- EXERCISE OBJECTIVE
Produce a word-for-word copy of the listing below without its pictures.

------

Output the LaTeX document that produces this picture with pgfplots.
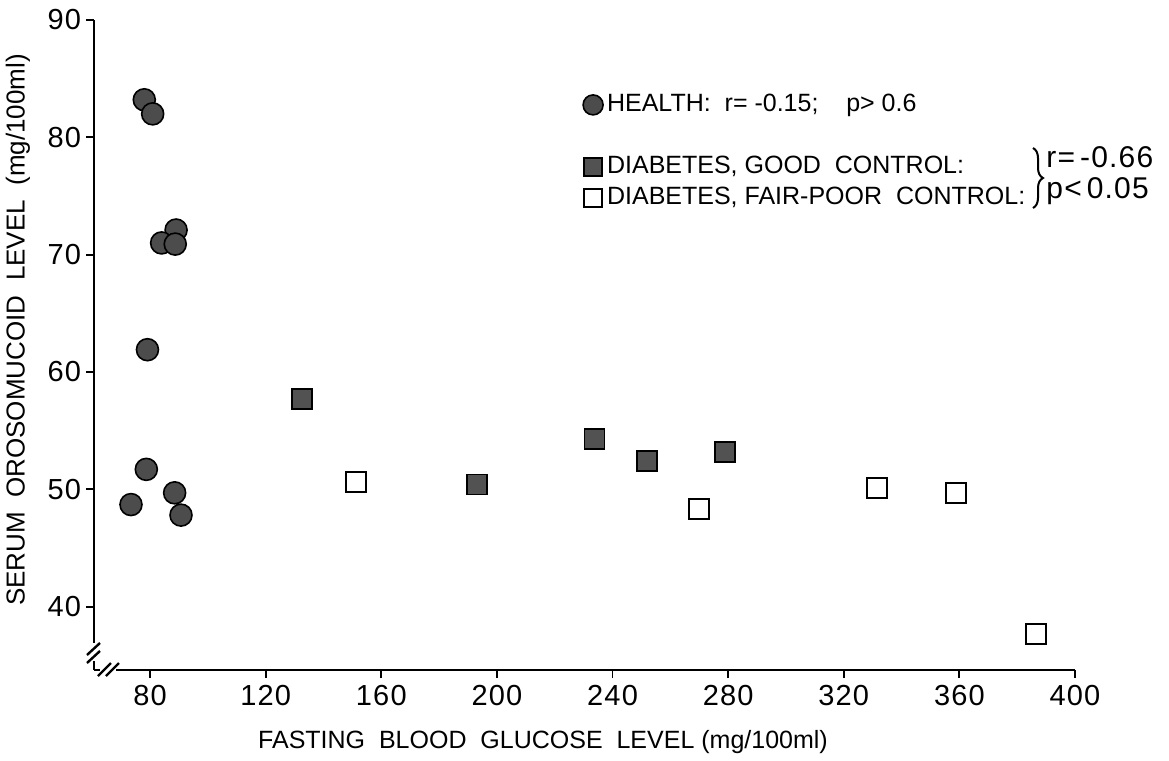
\documentclass[border=0pt]{standalone}
\usepackage{fontspec}
\setmainfont{Liberation Sans}
\usepackage{pgfplots}
\pgfplotsset{compat=1.18}
\usetikzlibrary{decorations.pathreplacing}
\begin{document}
\begin{tikzpicture}
\begin{scope}[x=0.5pt,y=-0.5pt,shift={(-94,-670)}]
\useasboundingbox (0,0) rectangle (1169,761);
\end{scope}
\begin{axis}[
  at={(0,0)}, anchor=south west,
  scale only axis, width=490.5pt, height=325pt,
  xmin=60.6, xmax=400, ymin=34.6, ymax=90,
  axis lines=left, axis line style={line width=1.4pt,-},
  xtick={80,120,...,400}, ytick={40,50,...,90},
  tick align=outside, major tick length=4pt,
  tick style={line width=0.9pt,black},
  ticklabel style={font=\fontsize{14.5}{14.5}\selectfont\addfontfeature{LetterSpace=4}},
  yticklabel style={xshift=1pt},
  /pgf/number format/assume math mode=true,
  clip=false,
  legend image code/.code={\draw[mark repeat=2,mark phase=2,#1] plot coordinates {(0pt,0pt) (6pt,0pt) (12pt,0pt)};},
  legend style={draw=none, fill=none, at={(0.49,0.90)}, anchor=north west,
    font=\fontsize{12.5}{12.5}\selectfont, row sep=0pt,
    nodes={text height=9pt, text depth=2.5pt, inner ysep=2pt, inner xsep=2pt},
    cells={anchor=west}},
]
\addplot[only marks, mark=*, mark size=5.5pt, mark options={draw=black, fill=black!70, line width=0.8pt}, forget plot]
coordinates {(78.0,83.2) (80.9,82.0) (89.0,72.1) (84.0,71.0) (88.7,70.9) (79.1,61.9) (78.7,51.7) (88.5,49.7) (73.4,48.7) (90.7,47.8)};
\addplot[only marks, mark=square*, mark size=5pt, mark options={draw=black, fill=black!68, line width=0.8pt}, forget plot]
coordinates {(132.5,57.7) (193.1,50.4) (233.8,54.3) (251.9,52.4) (278.9,53.2)};
\addplot[only marks, mark=square, mark size=5pt, mark options={draw=black, line width=1pt}, forget plot]
coordinates {(151.3,50.6) (270.0,48.3) (331.4,50.1) (358.9,49.7) (386.6,37.7)};
\addlegendimage{only marks, mark=*, mark size=5pt, mark options={draw=black, fill=black!70, line width=0.8pt}}
\addlegendentry{HEALTH:\ \ r=\ -0.15;\ \ \ \ p>\ 0.6}
\addlegendimage{empty legend}
\addlegendentry{}
\addlegendimage{only marks, mark=square*, mark size=4.5pt, mark options={draw=black, fill=black!68, line width=0.8pt}}
\addlegendentry{DIABETES, GOOD\ \ CONTROL:}
\addlegendimage{only marks, mark=square, mark size=4.5pt, mark options={draw=black, line width=1pt}}
\addlegendentry{DIABETES, FAIR-POOR\ \ CONTROL:}
\end{axis}
\begin{scope}[x=0.5pt,y=-0.5pt,shift={(-94,-670)}]
% axis breaks
\fill[white] (88,643) rectangle (100,661);
\fill[white] (100,664) rectangle (116,676);
\draw[line width=1.2pt] (87,655) -- (100,643);
\draw[line width=1.2pt] (87,663) -- (100,651);
\draw[line width=1.2pt] (98,676) -- (111,663);
\draw[line width=1.2pt] (106,676) -- (119,663);
% brace and stats
\draw[line width=1pt, decorate, decoration={brace, amplitude=5pt}] (1033,148) -- (1033,208);
\node[anchor=west, font=\fontsize{15}{15}\selectfont\addfontfeature{LetterSpace=4}, inner sep=0pt] at (1046,157) {r=\,-0.66};
\node[anchor=west, font=\fontsize{15}{15}\selectfont\addfontfeature{LetterSpace=4}, inner sep=0pt] at (1046,191) {p<\,0.05};
% axis titles
\node[font=\fontsize{12.5}{12.5}\selectfont, inner sep=0pt] at (543,742) {FASTING\ \ BLOOD\ \ GLUCOSE\ \ LEVEL (mg/100ml)};
\node[font=\fontsize{13}{13}\selectfont, inner sep=0pt, rotate=90] at (18,330) {SERUM\ \ OROSOMUCOID\ \ LEVEL\ \ (mg/100ml)};
\end{scope}
\end{tikzpicture}
\end{document}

------

- CORRECT RESPONSE
Output the LaTeX document that produces this picture with pgfplots.
\documentclass[border=0pt]{standalone}
\usepackage{fontspec}
\setmainfont{Liberation Sans}
\usepackage{pgfplots}
\pgfplotsset{compat=1.18}
\usetikzlibrary{decorations.pathreplacing}
\begin{document}
\begin{tikzpicture}
\begin{scope}[x=0.5pt,y=-0.5pt,shift={(-94,-670)}]
\useasboundingbox (0,0) rectangle (1169,761);
\end{scope}
\begin{axis}[
  at={(0,0)}, anchor=south west,
  scale only axis, width=490.5pt, height=325pt,
  xmin=60.6, xmax=400, ymin=34.6, ymax=90,
  axis lines=left, axis line style={line width=1.4pt,-},
  xtick={80,120,...,400}, ytick={40,50,...,90},
  tick align=outside, major tick length=4pt,
  tick style={line width=0.9pt,black},
  ticklabel style={font=\fontsize{14.5}{14.5}\selectfont\addfontfeature{LetterSpace=4}},
  yticklabel style={xshift=1pt},
  /pgf/number format/assume math mode=true,
  clip=false,
  legend image code/.code={\draw[mark repeat=2,mark phase=2,#1] plot coordinates {(0pt,0pt) (6pt,0pt) (12pt,0pt)};},
  legend style={draw=none, fill=none, at={(0.49,0.90)}, anchor=north west,
    font=\fontsize{12.5}{12.5}\selectfont, row sep=0pt,
    nodes={text height=9pt, text depth=2.5pt, inner ysep=2pt, inner xsep=2pt},
    cells={anchor=west}},
]
\addplot[only marks, mark=*, mark size=5.5pt, mark options={draw=black, fill=black!70, line width=0.8pt}, forget plot]
coordinates {(78.0,83.2) (80.9,82.0) (89.0,72.1) (84.0,71.0) (88.7,70.9) (79.1,61.9) (78.7,51.7) (88.5,49.7) (73.4,48.7) (90.7,47.8)};
\addplot[only marks, mark=square*, mark size=5pt, mark options={draw=black, fill=black!68, line width=0.8pt}, forget plot]
coordinates {(132.5,57.7) (193.1,50.4) (233.8,54.3) (251.9,52.4) (278.9,53.2)};
\addplot[only marks, mark=square, mark size=5pt, mark options={draw=black, line width=1pt}, forget plot]
coordinates {(151.3,50.6) (270.0,48.3) (331.4,50.1) (358.9,49.7) (386.6,37.7)};
\addlegendimage{only marks, mark=*, mark size=5pt, mark options={draw=black, fill=black!70, line width=0.8pt}}
\addlegendentry{HEALTH:\ \ r=\ -0.15;\ \ \ \ p>\ 0.6}
\addlegendimage{empty legend}
\addlegendentry{}
\addlegendimage{only marks, mark=square*, mark size=4.5pt, mark options={draw=black, fill=black!68, line width=0.8pt}}
\addlegendentry{DIABETES, GOOD\ \ CONTROL:}
\addlegendimage{only marks, mark=square, mark size=4.5pt, mark options={draw=black, line width=1pt}}
\addlegendentry{DIABETES, FAIR-POOR\ \ CONTROL:}
\end{axis}
\begin{scope}[x=0.5pt,y=-0.5pt,shift={(-94,-670)}]
% axis breaks
\fill[white] (88,643) rectangle (100,661);
\fill[white] (100,664) rectangle (116,676);
\draw[line width=1.2pt] (87,655) -- (100,643);
\draw[line width=1.2pt] (87,663) -- (100,651);
\draw[line width=1.2pt] (98,676) -- (111,663);
\draw[line width=1.2pt] (106,676) -- (119,663);
% brace and stats
\draw[line width=1pt, decorate, decoration={brace, amplitude=5pt}] (1033,148) -- (1033,208);
\node[anchor=west, font=\fontsize{15}{15}\selectfont\addfontfeature{LetterSpace=4}, inner sep=0pt] at (1046,157) {r=\,-0.66};
\node[anchor=west, font=\fontsize{15}{15}\selectfont\addfontfeature{LetterSpace=4}, inner sep=0pt] at (1046,191) {p<\,0.05};
% axis titles
\node[font=\fontsize{12.5}{12.5}\selectfont, inner sep=0pt] at (543,742) {FASTING\ \ BLOOD\ \ GLUCOSE\ \ LEVEL (mg/100ml)};
\node[font=\fontsize{13}{13}\selectfont, inner sep=0pt, rotate=90] at (18,330) {SERUM\ \ OROSOMUCOID\ \ LEVEL\ \ (mg/100ml)};
\end{scope}
\end{tikzpicture}
\end{document}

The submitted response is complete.